Tsvangirai was responding a question by MDC-T MP for Mutare Central legislator Innocent Gonese who wanted to know what government was doing to end the state broadcaster’s (ZBC) monopoly on the airwaves.
The MDC leader also lashed at the ZimPapers stable for its current attempts to extend its media empire to the airwaves. Currently there is no law in Zimbabwe which prohibits cross ownership in the media.
“We cannot have a situation in which the same people who are controlling the print media want again to go into radio,” he said.
The Zimpapers Talk Radio is one of the four prospective broadcasters that include Radio VOP, AB Communications and KISS FM that were invited for public hearings by BAZ currently chaired by Tafataona Mahoso who is also the chief executive of the print regulatory authority, the Zimbabwe Media Commission (ZMC). Radio VOP’s hearing, which is the last of the four, is expected to be heard on Friday.
BAZ intends to give two radio licenses and it is not yet clear what would happen if the current BAZ is disbanded.
Tsvangirai also defended his position in the wake of state media reports he was fighting for gay rights.
“My personal view does not matter,” he said, “The people of Zimbabwe are writing a constitution in which they want to define their society and who am I to question their wisdom if they want to put the issue of gay rights into the constitution,” he said in response to a question by MDC-T legislator for Bulawayo Central Dorcas Sibanda, who asked Tsvangirai to respond to press reports he was advocating for the inclusion of gay rights in the constitution.
“This is an elitist debate when people have no food, when people have no jobs, when people have so many problems.

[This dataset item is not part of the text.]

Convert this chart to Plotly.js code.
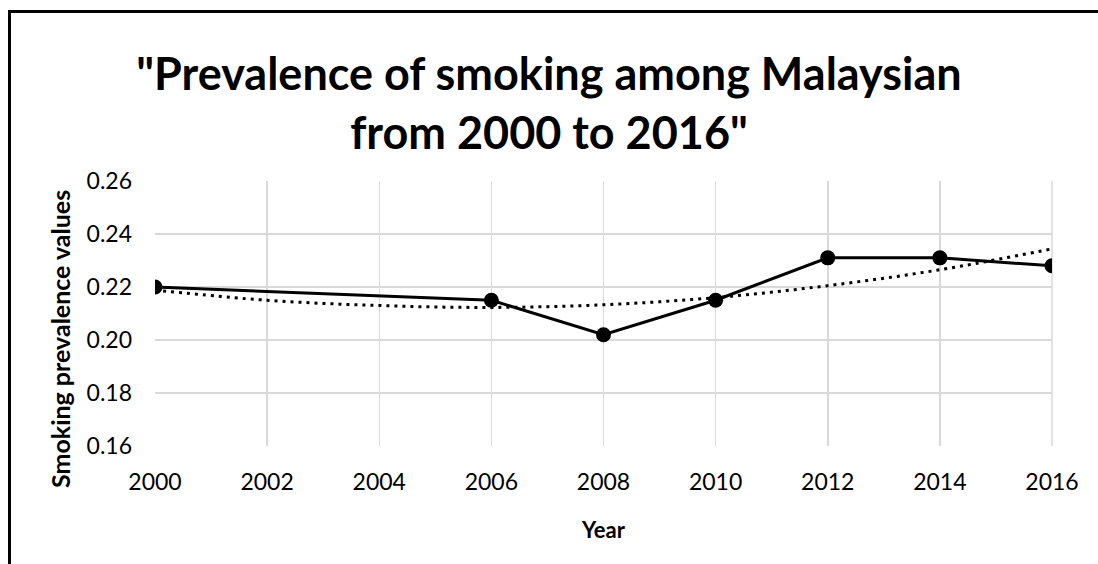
<!DOCTYPE html>
<html>
<head>
<meta charset="utf-8">
<script src="https://cdn.plot.ly/plotly-3.0.1.min.js"></script>
<style>
  html, body { margin: 0; padding: 0; background: #fff; }
  #chart { width: 1098px; height: 564px; }
  #frame { position: absolute; left: 8px; top: 10px; width: 1200px; height: 700px;
           border-left: 3px solid #000; border-top: 3px solid #000; pointer-events: none; }
</style>
</head>
<body>
<div id="chart"></div>
<div id="frame"></div>
<script>
// Data
const years = [2000, 2006, 2008, 2010, 2012, 2014, 2016];
const prevalence = [0.220, 0.215, 0.202, 0.215, 0.231, 0.231, 0.228];

// Dotted trendline (polynomial)
const trendYears = [2000, 2002, 2004, 2006, 2008, 2010, 2012, 2014, 2016];
const trendValues = [0.2188, 0.2150, 0.2130, 0.2123, 0.2133, 0.2160, 0.2205, 0.2265, 0.2344];

const xTicks = [2000, 2002, 2004, 2006, 2008, 2010, 2012, 2014, 2016];
const yTicks = [0.16, 0.18, 0.20, 0.22, 0.24, 0.26];

const titleText = '"Prevalence of smoking among Malaysian<br>from 2000 to 2016"';
const xTitle = 'Year';
const yTitle = 'Smoking prevalence values';

const FONT = 'Lato, "Open Sans", sans-serif';

const traces = [
  {
    x: years, y: prevalence, type: 'scatter', mode: 'lines+markers',
    line: { color: '#000', width: 3 },
    marker: { color: '#000', size: 15 },
    hoverinfo: 'skip', showlegend: false
  },
  {
    x: trendYears, y: trendValues, type: 'scatter', mode: 'lines',
    line: { color: '#000', width: 3, dash: '3px,5px', shape: 'spline' },
    hoverinfo: 'skip', showlegend: false
  }
];

const layout = {
  width: 1098, height: 564,
  paper_bgcolor: '#fff', plot_bgcolor: '#fff',
  margin: { l: 155, r: 46, t: 181, b: 118 },
  font: { family: FONT, color: '#000' },
  title: {
    text: titleText,
    font: { family: FONT, size: 45, color: '#000', weight: 'bold' },
    x: 0.5, xanchor: 'center', xref: 'container',
    y: 1 - 90 / 564, yanchor: 'middle', yref: 'container'
  },
  xaxis: {
    range: [2000, 2016], tickvals: xTicks, ticktext: xTicks.map(String),
    showgrid: true, gridcolor: '#d9d9d9', gridwidth: 1.5,
    zeroline: false, showline: false, ticks: '',
    tickfont: { family: FONT, size: 23, color: '#000' },
    ticklabelstandoff: 20,
    title: { text: xTitle, font: { family: FONT, size: 22, color: '#000', weight: 'bold' }, standoff: 28 }
  },
  yaxis: {
    range: [0.16, 0.26], tickvals: yTicks, ticktext: yTicks.map(v => v.toFixed(2)),
    showgrid: true, gridcolor: '#d9d9d9', gridwidth: 1.5,
    zeroline: false, showline: false, ticks: '',
    tickfont: { family: FONT, size: 23, color: '#000' },
    ticklabelstandoff: 22
  },
  annotations: [
    { text: yTitle, xref: 'paper', yref: 'paper', x: (60 - 155) / 897, y: (446 - 339) / 265,
      xanchor: 'center', yanchor: 'middle', textangle: -90, showarrow: false,
      font: { family: FONT, size: 25, color: '#000', weight: 'bold' } }
  ],
  shapes: [
    { type: 'line', xref: 'paper', yref: 'paper', x0: 1, x1: 1, y0: 0, y1: 1,
      line: { color: '#d9d9d9', width: 1.5 }, layer: 'below' }
  ]
};

Plotly.newPlot('chart', traces, layout, { displayModeBar: false, staticPlot: true });
</script>
</body>
</html>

Diverting the real issue and put this issue at the focus of the nation is a real diversionary.”
Tsvangirai drew wild laughter from the house when he suggested, “perhaps I am speaking here kuda mumwe musi mungangodai muringochani panapa (we may be talking while some of you may be gays here). What you do in your private sphere is your private problem.”
Tsvangirai also said Zimbabwe should abandon its intransigent stance towards the new Libyan government which overthrew long serving leader Muammar Gaddafi in a fierce war.
“Circumstances dictate behaviour,” he said, “The situation in Libya has changed. I am sure that Zimbabwe is bound by AU position in spite of our own personal or party positions. I think it’s very clear that we ago with the AU position.”
Tsvangirai was responding to a question posed by MDC-T legislator for Nkulumane Thamsanqa Mahlangu who wanted to know what government’s position was in terms of accepting the new Libyan rulers.
Meanwhile, there was a lively atmosphere during the inaugural Prime Minister’s Question Time where legislators from both Zanu (PF) and MDC were given equal opportunity to throw questions at Tsvangirai.
In his opening remarks, Tsvangirai pleaded with MPs not to misconstrue the session as an “a war situation” among the rival parties.